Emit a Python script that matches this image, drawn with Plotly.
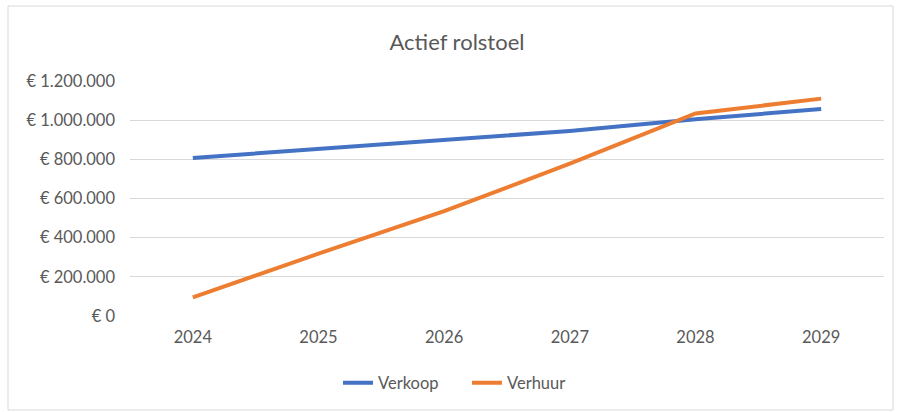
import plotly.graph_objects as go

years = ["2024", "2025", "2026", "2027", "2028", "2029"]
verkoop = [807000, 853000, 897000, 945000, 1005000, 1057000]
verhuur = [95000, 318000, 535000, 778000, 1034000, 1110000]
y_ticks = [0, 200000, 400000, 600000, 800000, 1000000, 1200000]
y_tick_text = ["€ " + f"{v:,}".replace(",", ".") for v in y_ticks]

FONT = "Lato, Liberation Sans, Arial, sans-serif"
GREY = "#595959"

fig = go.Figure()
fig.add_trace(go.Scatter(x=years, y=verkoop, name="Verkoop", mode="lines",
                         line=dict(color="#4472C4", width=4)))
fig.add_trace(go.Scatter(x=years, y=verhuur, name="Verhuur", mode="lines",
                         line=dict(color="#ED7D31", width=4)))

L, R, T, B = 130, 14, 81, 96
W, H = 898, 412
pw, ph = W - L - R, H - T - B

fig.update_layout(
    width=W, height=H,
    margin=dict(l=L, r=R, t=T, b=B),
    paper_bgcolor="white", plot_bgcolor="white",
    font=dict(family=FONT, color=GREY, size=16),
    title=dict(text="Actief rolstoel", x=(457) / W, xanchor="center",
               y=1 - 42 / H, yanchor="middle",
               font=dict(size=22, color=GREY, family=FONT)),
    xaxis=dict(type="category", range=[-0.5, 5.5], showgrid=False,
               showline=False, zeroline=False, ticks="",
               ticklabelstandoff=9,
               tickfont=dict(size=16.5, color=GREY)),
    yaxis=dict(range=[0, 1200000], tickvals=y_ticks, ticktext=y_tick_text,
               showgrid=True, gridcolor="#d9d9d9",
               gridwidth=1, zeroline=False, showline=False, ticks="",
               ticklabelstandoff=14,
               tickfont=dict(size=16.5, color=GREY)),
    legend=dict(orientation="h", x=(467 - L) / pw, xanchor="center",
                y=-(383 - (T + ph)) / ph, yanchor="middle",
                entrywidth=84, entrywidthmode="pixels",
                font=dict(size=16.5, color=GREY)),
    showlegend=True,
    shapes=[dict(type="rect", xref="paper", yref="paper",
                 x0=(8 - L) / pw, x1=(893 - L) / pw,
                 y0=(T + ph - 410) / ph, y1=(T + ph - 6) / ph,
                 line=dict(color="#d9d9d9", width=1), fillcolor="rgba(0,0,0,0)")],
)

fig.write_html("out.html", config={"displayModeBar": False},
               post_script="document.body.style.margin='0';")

- - - -

* _WHAT IS NEEDED_: Quote, exactly and only, the lines from the first line of the data above through the line containing "pw, ph = W - L - R, H - T - B". The pictures do not belong in it.

* _SOLUTION BELOW_:
Emit a Python script that matches this image, drawn with Plotly.
import plotly.graph_objects as go

years = ["2024", "2025", "2026", "2027", "2028", "2029"]
verkoop = [807000, 853000, 897000, 945000, 1005000, 1057000]
verhuur = [95000, 318000, 535000, 778000, 1034000, 1110000]
y_ticks = [0, 200000, 400000, 600000, 800000, 1000000, 1200000]
y_tick_text = ["€ " + f"{v:,}".replace(",", ".") for v in y_ticks]

FONT = "Lato, Liberation Sans, Arial, sans-serif"
GREY = "#595959"

fig = go.Figure()
fig.add_trace(go.Scatter(x=years, y=verkoop, name="Verkoop", mode="lines",
                         line=dict(color="#4472C4", width=4)))
fig.add_trace(go.Scatter(x=years, y=verhuur, name="Verhuur", mode="lines",
                         line=dict(color="#ED7D31", width=4)))

L, R, T, B = 130, 14, 81, 96
W, H = 898, 412
pw, ph = W - L - R, H - T - B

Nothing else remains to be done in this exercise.